An Aging Icon in Orbit
Launched in 1990, the Hubble Space Telescope is a victim of its own incredible success. Designed for a 15-year mission, it has outlasted every expectation, thanks in large part to five heroic servicing missions by Space Shuttle astronauts who upgraded
its instruments and replaced failing parts. But the last service call was in 2009. Since then, Hubble has been on its own, and the wear and tear is starting to show. The telescope relies on gyroscopes to point accurately at cosmic targets, and several have failed. While engineers have found clever workarounds, the telescope is currently operating in a reduced-pointing mode to preserve its remaining gyros. Its orbit is also slowly decaying. Without a boost, it will eventually re-enter Earth's atmosphere sometime in the next decade. The machine isn't broken, but like a classic car with irreplaceable parts, it requires constant, careful management to keep it on the road.

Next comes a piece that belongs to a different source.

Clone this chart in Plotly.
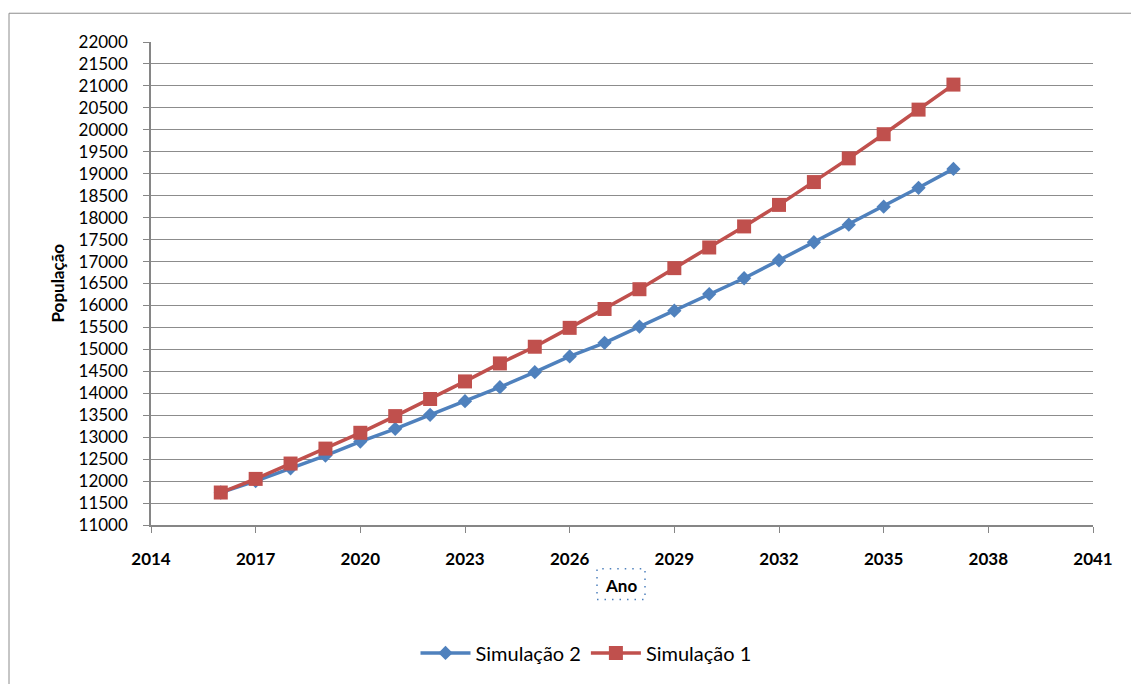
import plotly.graph_objects as go

anos = list(range(2016, 2038))
sim2 = [11740, 12000, 12290, 12580, 12900, 13190, 13510, 13820, 14140, 14480, 14840,
        15150, 15520, 15880, 16260, 16620, 17030, 17440, 17840, 18250, 18680, 19110]
sim1 = [11740, 12050, 12400, 12740, 13100, 13480, 13870, 14270, 14680, 15060, 15490,
        15920, 16370, 16850, 17320, 17800, 18290, 18810, 19350, 19900, 20460, 21030]

x_ticks = list(range(2014, 2042, 3))
y_ticks = list(range(11000, 22001, 500))

FONT = "Lato"
W, H = 1131, 684
L, R, T, B = 151, 38, 42, 155
pw, ph = W - L - R, H - T - B

def px(xp):
    return (xp - L) / pw

def py(yp):
    return (H - B - yp) / ph

fig = go.Figure()
fig.add_trace(go.Scatter(
    x=anos, y=sim2, name="Simulação 2", mode="lines+markers",
    line=dict(color="#4F81BD", width=3.5),
    marker=dict(symbol="diamond", size=11, color="#4F81BD"),
))
fig.add_trace(go.Scatter(
    x=anos, y=sim1, name="Simulação 1", mode="lines+markers",
    line=dict(color="#C0504D", width=3.5),
    marker=dict(symbol="square", size=14, color="#C0504D"),
))

fig.update_layout(
    width=W, height=H,
    margin=dict(l=L, r=R, t=T, b=B),
    paper_bgcolor="white", plot_bgcolor="white",
    font=dict(family=FONT, size=17, color="black"),
    showlegend=True,
    legend=dict(orientation="h", x=px(586), y=py(658), xanchor="center", yanchor="middle",
                font=dict(size=20), itemwidth=50, traceorder="normal"),
    xaxis=dict(range=[2014, 2041], tickvals=x_ticks, ticktext=[str(v) for v in x_ticks],
               showgrid=False, showline=True, linecolor="#868686", linewidth=1.5,
               ticks="outside", ticklen=6, tickcolor="#868686",
               tickfont=dict(family=FONT, size=17, color="black", weight="bold"),
               ticklabelstandoff=12, zeroline=False),
    yaxis=dict(range=[11000, 22000], tickvals=y_ticks, ticktext=[str(v) for v in y_ticks],
               showgrid=True, gridcolor="#8C8C8C", gridwidth=1,
               showline=True, linecolor="#868686", linewidth=1.5,
               ticks="outside", ticklen=6, tickcolor="#868686",
               tickfont=dict(family=FONT, size=17, color="black"),
               ticklabelstandoff=12, zeroline=False),
    annotations=[
        dict(text="<b>População</b>", xref="paper", yref="paper", x=px(57), y=0.5,
             textangle=-90, showarrow=False, font=dict(size=17), xanchor="center", yanchor="middle"),
        dict(text="<b>Ano</b>", xref="paper", yref="paper", x=px(621), y=py(590),
             showarrow=False, font=dict(size=17), xanchor="center", yanchor="middle"),
    ],
    shapes=[
        dict(type="rect", xref="paper", yref="paper", x0=px(9), x1=px(1140), y0=py(700), y1=py(13),
             line=dict(color="#8C8C8C", width=1), fillcolor="rgba(0,0,0,0)", layer="below"),
        dict(type="rect", xref="paper", yref="paper", x0=px(597), x1=px(645), y0=py(604), y1=py(573),
             line=dict(color="#4F81BD", width=1.5, dash="1.5px,6px"), fillcolor="rgba(0,0,0,0)"),
    ],
)

fig.write_html("out.html")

The Billion-Dollar-a-Year Question
Keeping a premier observatory running 345 miles above Earth isn't cheap. Hubble's operations cost NASA nearly $100 million per year. That budget covers a massive ground-based infrastructure of engineers, scientists, and data processors who schedule observations, monitor the telescope's health, and manage the flood of data it sends back to Earth. While that’s a fraction of NASA’s total budget, it’s a significant line item in its astrophysics division. The problem is that NASA now has another, even more powerful eye on the sky: the James Webb Space Telescope (JWST). Webb’s own operating costs are substantial, and with budgets under pressure from Congress, funding two flagship observatories simultaneously creates a financial squeeze. NASA's Astrophysics Advisory Committee has pointedly noted that Hubble's cost is limiting funds for new, smaller missions. The agency is now actively looking for ways to trim Hubble’s operational budget without sacrificing its scientific output, a delicate and difficult task.
Why Not Just Use the Webb Telescope?
If the James Webb is the new hotness, why not just retire Hubble? The simple answer is that they see the universe in different ways. Webb is an infrared telescope, designed to peer through cosmic dust and capture the faint light from the earliest galaxies. It’s like having a pair of night-vision goggles for the cosmos. Hubble, on the other hand, observes primarily in visible and ultraviolet (UV) light—the same spectrum our eyes can see, and then some. This makes it a unique and irreplaceable tool for studying things like the atmospheres of nearby exoplanets, the behavior of massive stars, and the intricate details of nebulae within our own galaxy. Many of Hubble's targets are too bright for Webb's exquisitely sensitive instruments. The two telescopes are complementary partners, not competitors. Losing Hubble would mean losing our primary access to the UV universe, closing a critical window on the cosmos that Webb was never designed to open.
A Private Sector Lifeline?
Here’s where the story takes a fascinating turn. While NASA can no longer send its own astronauts to fix Hubble, the private sector might be able to. In 2022, NASA and SpaceX signed an agreement to study the feasibility of a commercial mission to service the telescope. This mission, potentially funded by billionaire astronaut Jared Isaacman's Polaris Program, would use a SpaceX Dragon capsule to visit Hubble. The primary goal would be to attach a new propulsion module to gently "re-boost" the telescope into a higher, more stable orbit, extending its life for many more years. A more ambitious plan could even involve a spacewalk to replace failing gyroscopes. This public-private partnership is a tantalizing possibility. It could save a beloved national treasure, extend its scientific mission, and pioneer a new model for servicing satellites—all without costing taxpayers a dime for the launch itself. However, the mission would be technically complex and risky, and it remains a study, not a confirmed plan.